# Your goal
Pictures do not belong in your copy. Repeat all the other data exactly.

# Data segment
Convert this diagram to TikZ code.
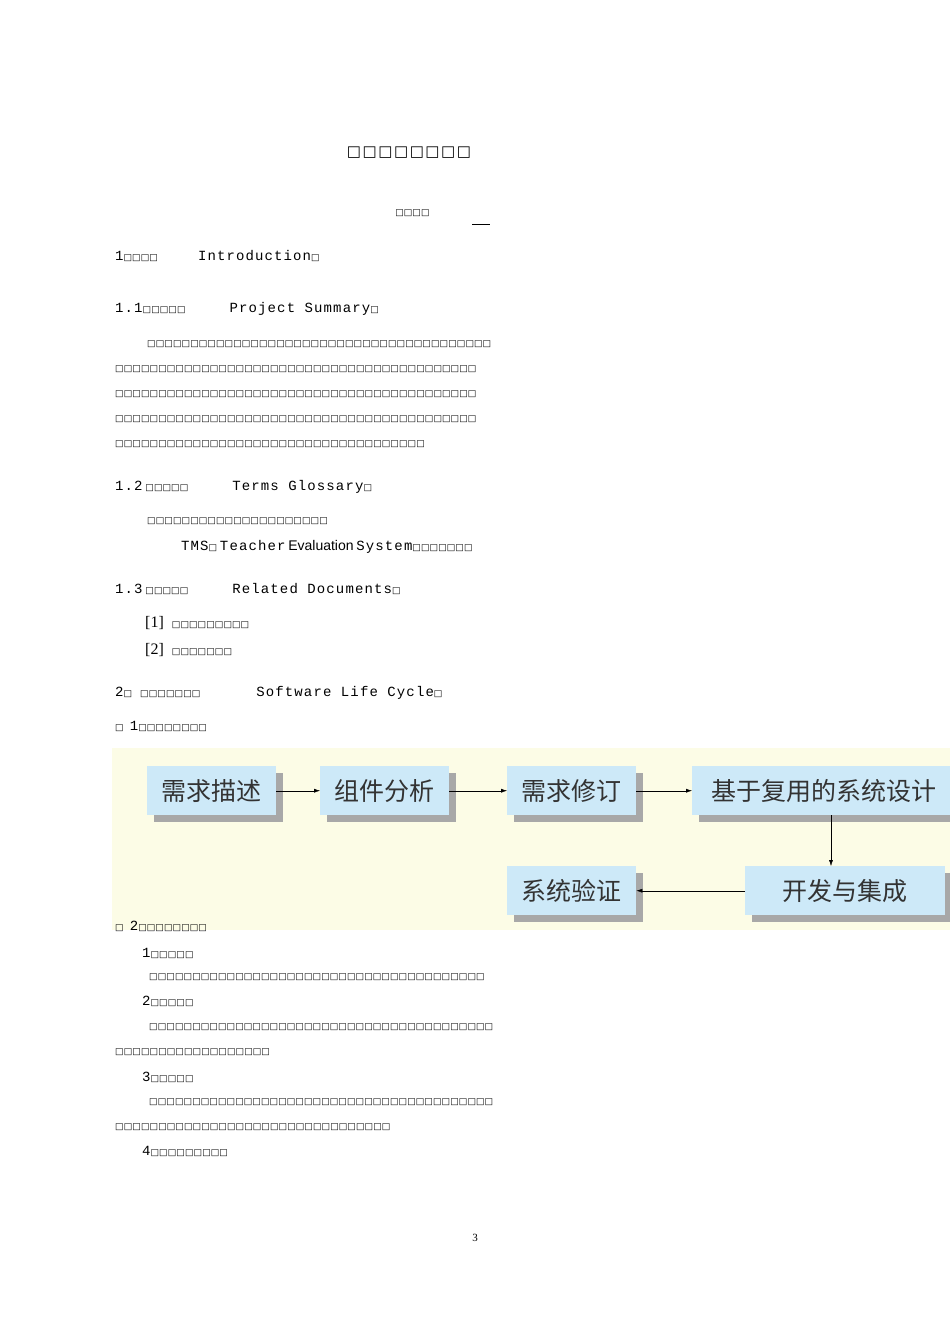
\documentclass[tikz,border=0pt]{standalone}
\usepackage{fontspec}
\setmainfont{Liberation Serif}
\newfontfamily\tofufont{DejaVu Sans}
\newfontfamily\monof[LetterSpace=8]{Liberation Mono}
\newfontfamily\cjk{Noto Sans CJK SC}
\usetikzlibrary{arrows.meta}
\definecolor{bgy}{HTML}{FCFCE6}
\definecolor{bx}{HTML}{CDE9F8}
\definecolor{shd}{HTML}{A8A8A8}
\definecolor{bt}{HTML}{333333}
\newcommand{\tfs}[1]{{\tofufont\pgfmathtruncatemacro\nn{round(#1/8.6)}\foreach \i in {1,...,\nn}{\makebox[8.6pt]{\fontsize{9}{10}\selectfont □}}}}
\newcommand{\mt}[1]{{\monof\fontsize{14}{15}\selectfont #1}}
\tikzset{txt/.style={anchor=west,inner sep=0pt,font=\fontsize{11}{12}\selectfont},
 box/.style={fill=bx,minimum height=49pt,inner sep=0pt,text=bt,font=\cjk\fontsize{25}{27}\selectfont},
 arr/.style={-{Latex[length=6pt,width=4pt]},thin}}
\begin{document}
\begin{tikzpicture}[x=1pt,y=-1pt]
\useasboundingbox[fill=white] (0,0) rectangle (950,1344);
\node[txt,anchor=center] (title) at (409,153) {{\tofufont\foreach \i in {1,...,8}{\makebox[15.7pt]{\fontsize{15}{16}\selectfont □}}}};
\node[txt] (auth) at (395,213) {\tfs{35}};
\draw (472,224) -- (490,224);
\node[txt] (h1) at (115,256) {\mt{1}\tfs{36}\hspace{40pt}\mt{Introduction}\tfs{8.6}};
\node[txt] (h11) at (115,309) {\mt{1.1}\tfs{45}\hspace{44pt}\mt{Project Summary}\tfs{8.6}};
\node[txt] (p1) at (147,344) {\tfs{343}};
\node[txt] (p2) at (115,369) {\tfs{358}};
\node[txt] (p3) at (115,394) {\tfs{358}};
\node[txt] (p4) at (115,419) {\tfs{358}};
\node[txt] (p5) at (115,444) {\tfs{307}};
\node[txt] (h12) at (115,487) {\mt{1.2} \tfs{45}\hspace{44pt}\mt{Terms Glossary}\tfs{8.6}};
\node[txt] (g1) at (147,521) {\tfs{183}};
\node[txt] (g2) at (181,547) {\mt{TMS}\tfs{8.6} \mt{Teacher} {\fontspec{Liberation Sans}\fontsize{14}{15}\selectfont Evaluation} \mt{System}\tfs{60}};
\node[txt] (h13) at (115,589) {\mt{1.3} \tfs{45}\hspace{44pt}\mt{Related Documents}\tfs{8.6}};
\node[txt] (r1) at (145,623) {{\fontsize{16}{17}\selectfont[1]}\hspace{8pt}\tfs{75}};
\node[txt] (r2) at (145,650) {{\fontsize{16}{17}\selectfont[2]}\hspace{8pt}\tfs{58}};
\node[txt] (h2) at (115,693) {\mt{2}\tfs{8.6}\hspace{8pt}\tfs{58}\hspace{56pt}\mt{Software Life Cycle}\tfs{8.6}};
\node[txt] (f1) at (115,726) {\tfs{8.6}\hspace{6pt}\mt{1}\tfs{70}};
\fill[bgy] (112,748) rectangle (950,930);
\foreach \n/\xa/\xb/\ya/\t in {b1/147/276/766/需求描述,b2/320/449/766/组件分析,b3/507/636/766/需求修订,b4/692/955/766/基于复用的系统设计,b5/507/636/866/系统验证,b6/745/945/866/开发与集成}{
 \fill[shd] (\xa+7,\ya+7) rectangle (\xb+7,\ya+56);
 \node[box,minimum width=\xb-\xa,anchor=north west] (\n) at (\xa,\ya) {\t};}
\draw[arr] (b1) -- (b2);
\draw[arr] (b2) -- (b3);
\draw[arr] (b3) -- (b4.west|-b3.east);
\draw[arr] (831,815) -- (831,866);
\draw[arr] (b6) -- (b5);
\node[txt] (f2) at (115,926) {\tfs{8.6}\hspace{6pt}\mt{2}\tfs{70}};
\node[txt] (s1) at (142,953) {\mt{1}\tfs{43}};
\node[txt] (l1) at (149,977) {\tfs{336}};
\node[txt] (s2) at (142,1001) {\mt{2}\tfs{43}};
\node[txt] (l2) at (149,1027) {\tfs{343}};
\node[txt] (l3) at (115,1052) {\tfs{156}};
\node[txt] (s3) at (142,1077) {\mt{3}\tfs{43}};
\node[txt] (l4) at (149,1102) {\tfs{343}};
\node[txt] (l5) at (115,1127) {\tfs{274}};
\node[txt] (s4) at (142,1151) {\mt{4}\tfs{80}};
\node[txt,anchor=center] (pg) at (475,1238) {\fontsize{11}{12}\selectfont 3};
\end{tikzpicture}
\end{document}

# Written response
Convert this diagram to TikZ code.
\documentclass[tikz,border=0pt]{standalone}
\usepackage{fontspec}
\setmainfont{Liberation Serif}
\newfontfamily\tofufont{DejaVu Sans}
\newfontfamily\monof[LetterSpace=8]{Liberation Mono}
\newfontfamily\cjk{Noto Sans CJK SC}
\usetikzlibrary{arrows.meta}
\definecolor{bgy}{HTML}{FCFCE6}
\definecolor{bx}{HTML}{CDE9F8}
\definecolor{shd}{HTML}{A8A8A8}
\definecolor{bt}{HTML}{333333}
\newcommand{\tfs}[1]{{\tofufont\pgfmathtruncatemacro\nn{round(#1/8.6)}\foreach \i in {1,...,\nn}{\makebox[8.6pt]{\fontsize{9}{10}\selectfont □}}}}
\newcommand{\mt}[1]{{\monof\fontsize{14}{15}\selectfont #1}}
\tikzset{txt/.style={anchor=west,inner sep=0pt,font=\fontsize{11}{12}\selectfont},
 box/.style={fill=bx,minimum height=49pt,inner sep=0pt,text=bt,font=\cjk\fontsize{25}{27}\selectfont},
 arr/.style={-{Latex[length=6pt,width=4pt]},thin}}
\begin{document}
\begin{tikzpicture}[x=1pt,y=-1pt]
\useasboundingbox[fill=white] (0,0) rectangle (950,1344);
\node[txt,anchor=center] (title) at (409,153) {{\tofufont\foreach \i in {1,...,8}{\makebox[15.7pt]{\fontsize{15}{16}\selectfont □}}}};
\node[txt] (auth) at (395,213) {\tfs{35}};
\draw (472,224) -- (490,224);
\node[txt] (h1) at (115,256) {\mt{1}\tfs{36}\hspace{40pt}\mt{Introduction}\tfs{8.6}};
\node[txt] (h11) at (115,309) {\mt{1.1}\tfs{45}\hspace{44pt}\mt{Project Summary}\tfs{8.6}};
\node[txt] (p1) at (147,344) {\tfs{343}};
\node[txt] (p2) at (115,369) {\tfs{358}};
\node[txt] (p3) at (115,394) {\tfs{358}};
\node[txt] (p4) at (115,419) {\tfs{358}};
\node[txt] (p5) at (115,444) {\tfs{307}};
\node[txt] (h12) at (115,487) {\mt{1.2} \tfs{45}\hspace{44pt}\mt{Terms Glossary}\tfs{8.6}};
\node[txt] (g1) at (147,521) {\tfs{183}};
\node[txt] (g2) at (181,547) {\mt{TMS}\tfs{8.6} \mt{Teacher} {\fontspec{Liberation Sans}\fontsize{14}{15}\selectfont Evaluation} \mt{System}\tfs{60}};
\node[txt] (h13) at (115,589) {\mt{1.3} \tfs{45}\hspace{44pt}\mt{Related Documents}\tfs{8.6}};
\node[txt] (r1) at (145,623) {{\fontsize{16}{17}\selectfont[1]}\hspace{8pt}\tfs{75}};
\node[txt] (r2) at (145,650) {{\fontsize{16}{17}\selectfont[2]}\hspace{8pt}\tfs{58}};
\node[txt] (h2) at (115,693) {\mt{2}\tfs{8.6}\hspace{8pt}\tfs{58}\hspace{56pt}\mt{Software Life Cycle}\tfs{8.6}};
\node[txt] (f1) at (115,726) {\tfs{8.6}\hspace{6pt}\mt{1}\tfs{70}};
\fill[bgy] (112,748) rectangle (950,930);
\foreach \n/\xa/\xb/\ya/\t in {b1/147/276/766/需求描述,b2/320/449/766/组件分析,b3/507/636/766/需求修订,b4/692/955/766/基于复用的系统设计,b5/507/636/866/系统验证,b6/745/945/866/开发与集成}{
 \fill[shd] (\xa+7,\ya+7) rectangle (\xb+7,\ya+56);
 \node[box,minimum width=\xb-\xa,anchor=north west] (\n) at (\xa,\ya) {\t};}
\draw[arr] (b1) -- (b2);
\draw[arr] (b2) -- (b3);
\draw[arr] (b3) -- (b4.west|-b3.east);
\draw[arr] (831,815) -- (831,866);
\draw[arr] (b6) -- (b5);
\node[txt] (f2) at (115,926) {\tfs{8.6}\hspace{6pt}\mt{2}\tfs{70}};
\node[txt] (s1) at (142,953) {\mt{1}\tfs{43}};
\node[txt] (l1) at (149,977) {\tfs{336}};
\node[txt] (s2) at (142,1001) {\mt{2}\tfs{43}};
\node[txt] (l2) at (149,1027) {\tfs{343}};
\node[txt] (l3) at (115,1052) {\tfs{156}};
\node[txt] (s3) at (142,1077) {\mt{3}\tfs{43}};
\node[txt] (l4) at (149,1102) {\tfs{343}};
\node[txt] (l5) at (115,1127) {\tfs{274}};
\node[txt] (s4) at (142,1151) {\mt{4}\tfs{80}};
\node[txt,anchor=center] (pg) at (475,1238) {\fontsize{11}{12}\selectfont 3};
\end{tikzpicture}
\end{document}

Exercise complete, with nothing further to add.